You might remember hearing scores of stories about the 1998 murder of James Byrd, a black man who was stripped, chained to a pickup truck and dragged through the streets until he was decapitated in Jasper, Texas. The incident provided fodder for the NAACP and others to attack then-Texas Gov. George Bush, during his 2000 election campaign, for not supporting hate crime legislation. It turned out that two of Byrd's murderers were sentenced to death, and the other, life in prison.

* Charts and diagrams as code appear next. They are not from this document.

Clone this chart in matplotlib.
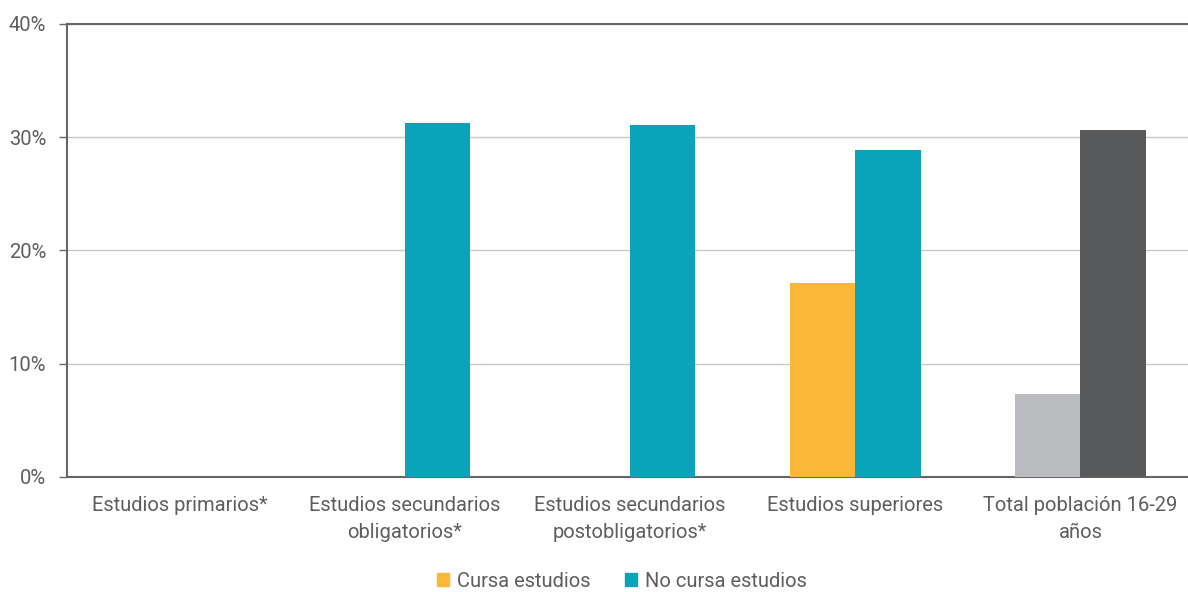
import numpy as np
import matplotlib.pyplot as plt
from matplotlib.patches import Patch

plt.rcParams['font.family'] = ['Roboto', 'DejaVu Sans']

# Data
categories = ['Estudios primarios*', 'Estudios secundarios\nobligatorios*',
              'Estudios secundarios\npostobligatorios*', 'Estudios superiores',
              'Total población 16-29\naños']
cursa = [np.nan, np.nan, np.nan, 17.1, 7.3]
no_cursa = [np.nan, 31.3, 31.1, 28.9, 30.6]
yticks = [0, 10, 20, 30, 40]

orange = '#FBB738'
teal = '#0AA3BA'
light_grey = '#BBBCC0'
dark_grey = '#58595B'
text_col = '#5E5E5E'

cursa_colors = [orange] * 4 + [light_grey]
no_cursa_colors = [teal] * 4 + [dark_grey]

fig = plt.figure(figsize=(11.88, 5.92), dpi=100)
ax = fig.add_axes([67 / 1188, 1 - 477 / 592, (1193 - 67) / 1188, (477 - 24) / 592])

x = np.arange(len(categories))
w = 0.29
ax.bar(x - w / 2, cursa, w, color=cursa_colors, zorder=3)
ax.bar(x + w / 2, no_cursa, w, color=no_cursa_colors, zorder=3)

ax.set_xlim(-0.5, len(categories) - 0.5)
ax.set_ylim(0, 40)
ax.set_yticks(yticks)
ax.set_yticklabels([f'{t}%' for t in yticks])
ax.set_xticks(x)
ax.set_xticklabels(categories, linespacing=1.5)

ax.yaxis.grid(True, color='#C8C8C8', linewidth=1, zorder=0)
ax.tick_params(axis='y', length=6, width=1, color='#666666', labelcolor=text_col,
               labelsize=14.5, pad=9)
ax.tick_params(axis='x', length=0, labelcolor=text_col, labelsize=14.5, pad=14)

for s in ['left', 'bottom', 'top']:
    ax.spines[s].set_color('#666666')
    ax.spines[s].set_linewidth(1.5)
ax.spines['right'].set_visible(False)

handles = [Patch(color=orange, label='Cursa estudios'),
           Patch(color=teal, label='No cursa estudios')]
leg = fig.legend(handles=handles, loc='center', bbox_to_anchor=(622 / 1188, 0.018), ncol=2,
                 frameon=False, fontsize=14.5, handlelength=0.6, handleheight=0.6,
                 handletextpad=0.4, columnspacing=1.7, borderpad=0)
for t in leg.get_texts():
    t.set_color(text_col)

fig.savefig('out.png', dpi=100)
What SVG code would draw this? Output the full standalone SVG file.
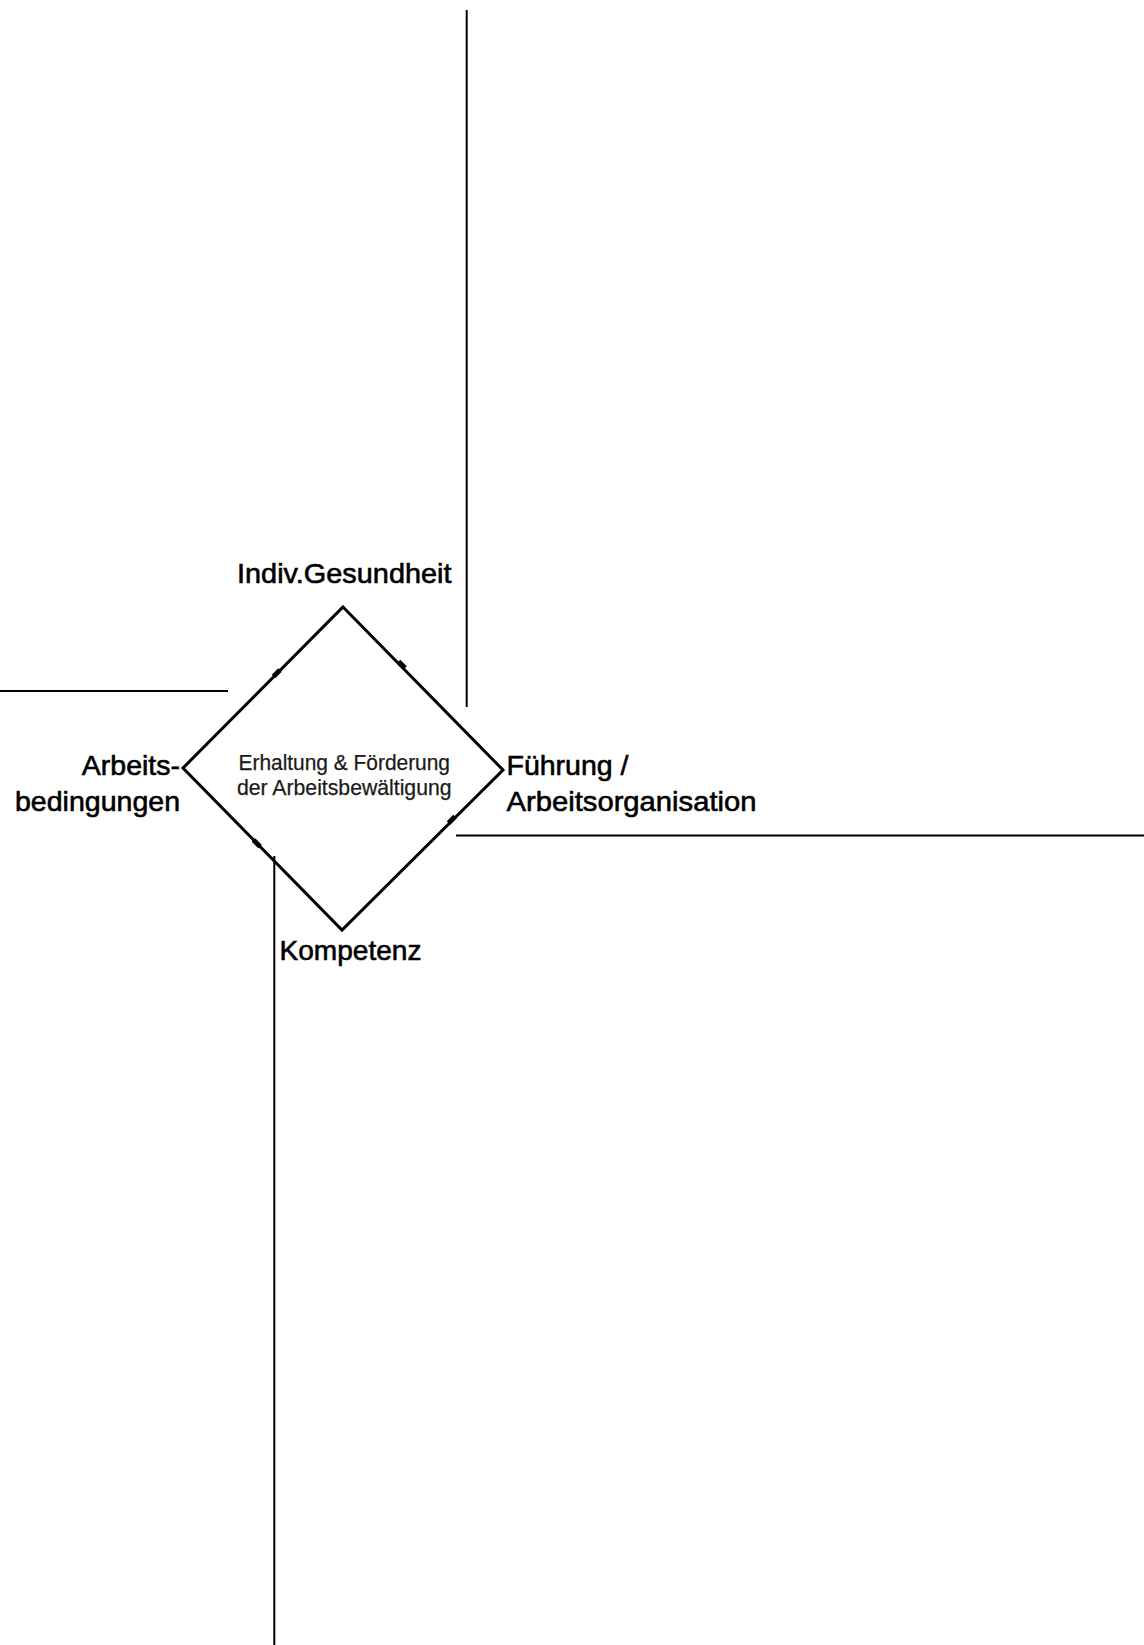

I don't know about you, but it was just recently that I heard about a gruesome murder in Knoxville, Tenn., that is far worse than the false charges in the Duke rape case and is at least as horrible, if not more so, than the dragging death of James Byrd. Unlike the Duke rape case and the Jasper lynching, the national news media's coverage of the interracial Knoxville murders paled in comparison. On Jan. 6, 2007, University of Tennessee student Channon Christian and her boyfriend, Christopher Newsom, were carjacked and kidnapped in Knoxville. Both of them were later murdered.
What have we heard from the NAACP, Jesse Jackson, Al Sharpton and others who rushed to judgment and outrage as they condemned whites in the cases of the "Jena 6" and Don Imus when he referred to the Rutgers ladies basketball team as "nappy-headed ho's"? Where were the national news media and public officials? You can bet the rent money that were the victims black and the perpetrators white, Knoxville would have been inundated with TV crews, with Jackson, Sharpton and other civil rights spokesmen and politicians from both parties condemning racism, possibly blaming it all on George Bush.